The waking ally

So lately I’ve been watching Doctor Who from the start and earlier this week I got to a 1964 episode called The Waking Ally. I’ve seen it now and I cannot figure out who the waking ally is. So very, very foolishly, I looked it up.

It’s days later and I’ve spent a ludicrous amount of time delving into Doctor Who trivia. And as a consequence, I’m experiencing what I can only describe as double-decker nostalgia. Two layers of nostalgia. I’m apparently nostalgic for a moment when I was nostalgic.

For in October 1964, around the time of this episode I’ve just watched, the cast and crew of Doctor Who had a party in the Bridge Lounge at BBC Television Centre. They were there to celebrate having made 50 episodes.

And thirty years later, I was there too.

It’s not as if I stood there, too scared to mingle, too young and timid to interrupt Verity Lambert talking with William Hartnell. But it felt like that’s what I was doing. Just for a few minutes, I sat on the side of a table in that room, quite possibly where they had sandwiches three decades before me, and I listened closely to nobody’s conversation, I heard nobody give a speech.

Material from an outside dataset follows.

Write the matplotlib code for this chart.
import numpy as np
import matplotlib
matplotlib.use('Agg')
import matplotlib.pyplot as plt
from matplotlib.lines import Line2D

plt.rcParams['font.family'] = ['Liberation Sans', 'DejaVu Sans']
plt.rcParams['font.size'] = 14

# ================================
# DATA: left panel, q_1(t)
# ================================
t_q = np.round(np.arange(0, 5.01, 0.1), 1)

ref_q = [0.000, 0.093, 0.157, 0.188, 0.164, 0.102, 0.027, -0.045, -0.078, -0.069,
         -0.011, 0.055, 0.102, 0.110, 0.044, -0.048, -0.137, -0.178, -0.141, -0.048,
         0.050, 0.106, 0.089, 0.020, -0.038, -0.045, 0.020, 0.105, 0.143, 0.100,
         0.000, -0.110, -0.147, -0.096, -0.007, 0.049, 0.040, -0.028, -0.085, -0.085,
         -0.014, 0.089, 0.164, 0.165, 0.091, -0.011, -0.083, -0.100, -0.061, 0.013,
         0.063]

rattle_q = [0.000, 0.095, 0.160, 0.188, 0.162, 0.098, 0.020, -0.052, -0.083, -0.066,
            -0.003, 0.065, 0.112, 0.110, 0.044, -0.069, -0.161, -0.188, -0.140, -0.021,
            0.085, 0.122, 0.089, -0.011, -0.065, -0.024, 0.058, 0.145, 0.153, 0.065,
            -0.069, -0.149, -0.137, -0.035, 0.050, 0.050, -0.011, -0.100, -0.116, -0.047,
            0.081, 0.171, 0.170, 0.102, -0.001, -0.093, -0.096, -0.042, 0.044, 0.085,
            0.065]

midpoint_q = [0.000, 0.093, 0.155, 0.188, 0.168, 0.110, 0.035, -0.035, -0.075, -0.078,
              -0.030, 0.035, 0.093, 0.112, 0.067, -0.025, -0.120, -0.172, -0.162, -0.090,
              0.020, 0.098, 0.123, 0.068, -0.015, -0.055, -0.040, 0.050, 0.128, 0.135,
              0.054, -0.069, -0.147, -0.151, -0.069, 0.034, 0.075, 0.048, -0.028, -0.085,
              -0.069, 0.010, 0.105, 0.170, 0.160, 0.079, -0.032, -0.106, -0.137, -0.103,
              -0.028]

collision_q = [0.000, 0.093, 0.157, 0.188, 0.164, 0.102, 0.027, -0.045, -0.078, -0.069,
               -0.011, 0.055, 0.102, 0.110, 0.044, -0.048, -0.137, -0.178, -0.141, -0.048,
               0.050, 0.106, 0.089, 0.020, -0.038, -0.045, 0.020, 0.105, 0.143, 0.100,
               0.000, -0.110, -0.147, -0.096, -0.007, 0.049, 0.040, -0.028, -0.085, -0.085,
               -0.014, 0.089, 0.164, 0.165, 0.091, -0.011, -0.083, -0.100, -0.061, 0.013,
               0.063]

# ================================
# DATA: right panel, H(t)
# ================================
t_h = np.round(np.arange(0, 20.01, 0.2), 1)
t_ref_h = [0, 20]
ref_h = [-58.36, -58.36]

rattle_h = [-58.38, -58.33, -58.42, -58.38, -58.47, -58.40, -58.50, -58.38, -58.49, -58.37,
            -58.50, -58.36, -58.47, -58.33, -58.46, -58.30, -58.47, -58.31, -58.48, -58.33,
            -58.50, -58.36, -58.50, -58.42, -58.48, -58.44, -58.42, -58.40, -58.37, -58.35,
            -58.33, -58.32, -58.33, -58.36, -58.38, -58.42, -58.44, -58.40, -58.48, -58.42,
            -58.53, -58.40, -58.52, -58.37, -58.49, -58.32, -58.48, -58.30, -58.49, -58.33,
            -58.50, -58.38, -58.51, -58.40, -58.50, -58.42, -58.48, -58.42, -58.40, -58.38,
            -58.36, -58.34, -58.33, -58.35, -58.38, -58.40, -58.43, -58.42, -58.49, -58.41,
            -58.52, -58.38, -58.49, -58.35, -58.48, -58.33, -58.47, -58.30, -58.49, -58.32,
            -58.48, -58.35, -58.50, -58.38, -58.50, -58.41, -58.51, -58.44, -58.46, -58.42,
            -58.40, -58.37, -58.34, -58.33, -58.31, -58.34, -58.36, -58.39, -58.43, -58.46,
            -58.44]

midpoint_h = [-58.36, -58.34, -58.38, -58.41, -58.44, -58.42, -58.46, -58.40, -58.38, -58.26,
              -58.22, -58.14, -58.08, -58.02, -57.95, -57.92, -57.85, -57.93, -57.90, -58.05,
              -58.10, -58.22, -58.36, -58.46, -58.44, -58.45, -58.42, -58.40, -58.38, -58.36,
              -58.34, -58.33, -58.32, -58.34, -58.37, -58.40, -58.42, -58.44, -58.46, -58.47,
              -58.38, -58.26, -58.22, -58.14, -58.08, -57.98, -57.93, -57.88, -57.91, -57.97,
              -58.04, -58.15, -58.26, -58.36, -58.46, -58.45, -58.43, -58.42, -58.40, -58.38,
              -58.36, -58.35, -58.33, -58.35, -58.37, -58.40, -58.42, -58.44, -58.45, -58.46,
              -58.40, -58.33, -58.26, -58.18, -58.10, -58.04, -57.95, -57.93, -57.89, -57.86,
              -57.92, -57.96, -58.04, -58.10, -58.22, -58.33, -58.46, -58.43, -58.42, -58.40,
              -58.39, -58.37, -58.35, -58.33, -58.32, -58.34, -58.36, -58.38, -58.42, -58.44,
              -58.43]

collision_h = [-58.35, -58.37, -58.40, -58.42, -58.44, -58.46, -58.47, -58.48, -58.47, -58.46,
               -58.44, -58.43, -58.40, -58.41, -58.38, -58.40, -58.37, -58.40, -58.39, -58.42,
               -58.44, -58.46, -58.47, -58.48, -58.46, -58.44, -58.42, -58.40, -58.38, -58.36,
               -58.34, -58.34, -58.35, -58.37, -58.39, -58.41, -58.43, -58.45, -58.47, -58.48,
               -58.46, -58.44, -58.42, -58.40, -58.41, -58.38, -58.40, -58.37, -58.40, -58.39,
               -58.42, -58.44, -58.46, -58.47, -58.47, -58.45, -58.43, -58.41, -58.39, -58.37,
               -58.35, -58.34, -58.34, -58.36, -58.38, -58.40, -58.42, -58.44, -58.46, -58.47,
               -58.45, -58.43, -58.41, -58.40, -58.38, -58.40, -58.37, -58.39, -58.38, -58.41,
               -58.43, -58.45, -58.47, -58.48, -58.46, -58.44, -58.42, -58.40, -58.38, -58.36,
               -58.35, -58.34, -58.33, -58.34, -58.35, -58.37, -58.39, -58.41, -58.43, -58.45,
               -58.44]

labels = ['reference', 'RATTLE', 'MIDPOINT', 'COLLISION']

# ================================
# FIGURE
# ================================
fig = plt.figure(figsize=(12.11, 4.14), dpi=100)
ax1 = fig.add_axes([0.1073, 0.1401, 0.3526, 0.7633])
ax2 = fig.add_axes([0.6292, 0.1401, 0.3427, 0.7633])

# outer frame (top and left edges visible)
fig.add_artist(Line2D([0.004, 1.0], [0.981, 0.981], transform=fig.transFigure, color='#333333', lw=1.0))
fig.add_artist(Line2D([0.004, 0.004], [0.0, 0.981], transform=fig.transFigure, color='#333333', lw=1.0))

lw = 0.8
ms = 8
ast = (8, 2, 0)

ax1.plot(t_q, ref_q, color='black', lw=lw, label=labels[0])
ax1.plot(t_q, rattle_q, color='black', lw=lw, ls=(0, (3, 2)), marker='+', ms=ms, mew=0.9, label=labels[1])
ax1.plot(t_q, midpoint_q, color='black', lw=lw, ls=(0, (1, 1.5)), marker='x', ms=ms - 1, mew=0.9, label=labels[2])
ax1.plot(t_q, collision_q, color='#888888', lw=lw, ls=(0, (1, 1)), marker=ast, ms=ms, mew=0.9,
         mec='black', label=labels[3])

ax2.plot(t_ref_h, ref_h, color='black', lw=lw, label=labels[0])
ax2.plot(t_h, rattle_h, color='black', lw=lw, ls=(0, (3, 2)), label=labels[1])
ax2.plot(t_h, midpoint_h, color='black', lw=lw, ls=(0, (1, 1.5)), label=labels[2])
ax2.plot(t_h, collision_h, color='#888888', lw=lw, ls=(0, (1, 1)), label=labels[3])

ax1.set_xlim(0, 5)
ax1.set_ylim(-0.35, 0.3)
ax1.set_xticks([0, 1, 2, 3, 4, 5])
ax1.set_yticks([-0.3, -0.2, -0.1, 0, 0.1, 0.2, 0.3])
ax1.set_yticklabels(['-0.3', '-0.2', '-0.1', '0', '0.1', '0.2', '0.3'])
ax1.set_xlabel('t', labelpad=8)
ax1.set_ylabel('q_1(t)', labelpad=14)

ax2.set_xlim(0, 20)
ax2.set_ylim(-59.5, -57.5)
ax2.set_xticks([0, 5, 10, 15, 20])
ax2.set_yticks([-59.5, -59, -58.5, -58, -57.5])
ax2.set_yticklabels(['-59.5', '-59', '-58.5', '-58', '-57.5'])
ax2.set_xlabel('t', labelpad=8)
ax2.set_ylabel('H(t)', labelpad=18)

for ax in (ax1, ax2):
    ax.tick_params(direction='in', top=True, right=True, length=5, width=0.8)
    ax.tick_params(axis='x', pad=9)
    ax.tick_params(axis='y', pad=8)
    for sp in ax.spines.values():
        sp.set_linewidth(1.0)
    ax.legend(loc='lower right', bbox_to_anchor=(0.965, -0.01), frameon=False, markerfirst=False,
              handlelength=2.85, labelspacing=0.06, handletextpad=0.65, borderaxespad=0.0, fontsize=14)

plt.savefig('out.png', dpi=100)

And now, today, there’s no Bridge Lounge.

It’s gone in the sense that this part of BBC Television Centre has been demolished, but scarily also in the sense that I couldn’t remember quite where it was. I used to walk by it every evening I worked there, every time I headed for the restaurants. But I have a 1950s architect’s sketch of the building and I’ve been staring at it, completely unable to identify the Bridge Lounge.

Brilliantly, however, Google Maps documented the building before it was demolished and I’ve just been using that to walk around this deeply beloved place. And despite not remembering where the Lounge was, not being able to pinpoint it on a map, “walking” through the building, I went straight there.

It even looked as if I met me coming back.

TVC in Google Maps has ghosts like that figure all over the place, but frustratingly, it isn’t complete. In this case, it stops just short of where I want to go now, where I went before. It takes me up to the bridge part and there’s a sign over the entry saying Bridge Lounge, but it won’t let me go further along that part or then left into the room itself.

But zooming along up to that point, racing faster as I realised that I was right about where to go, I could taste the air in that corridor.

I’m nostalgic for the atmosphere you can’t see, for a party I was thirty years too late for, and in a building that no longer exists.

I still don’t know who the waking ally is, but I’m grateful for the journey he or she has sent me on.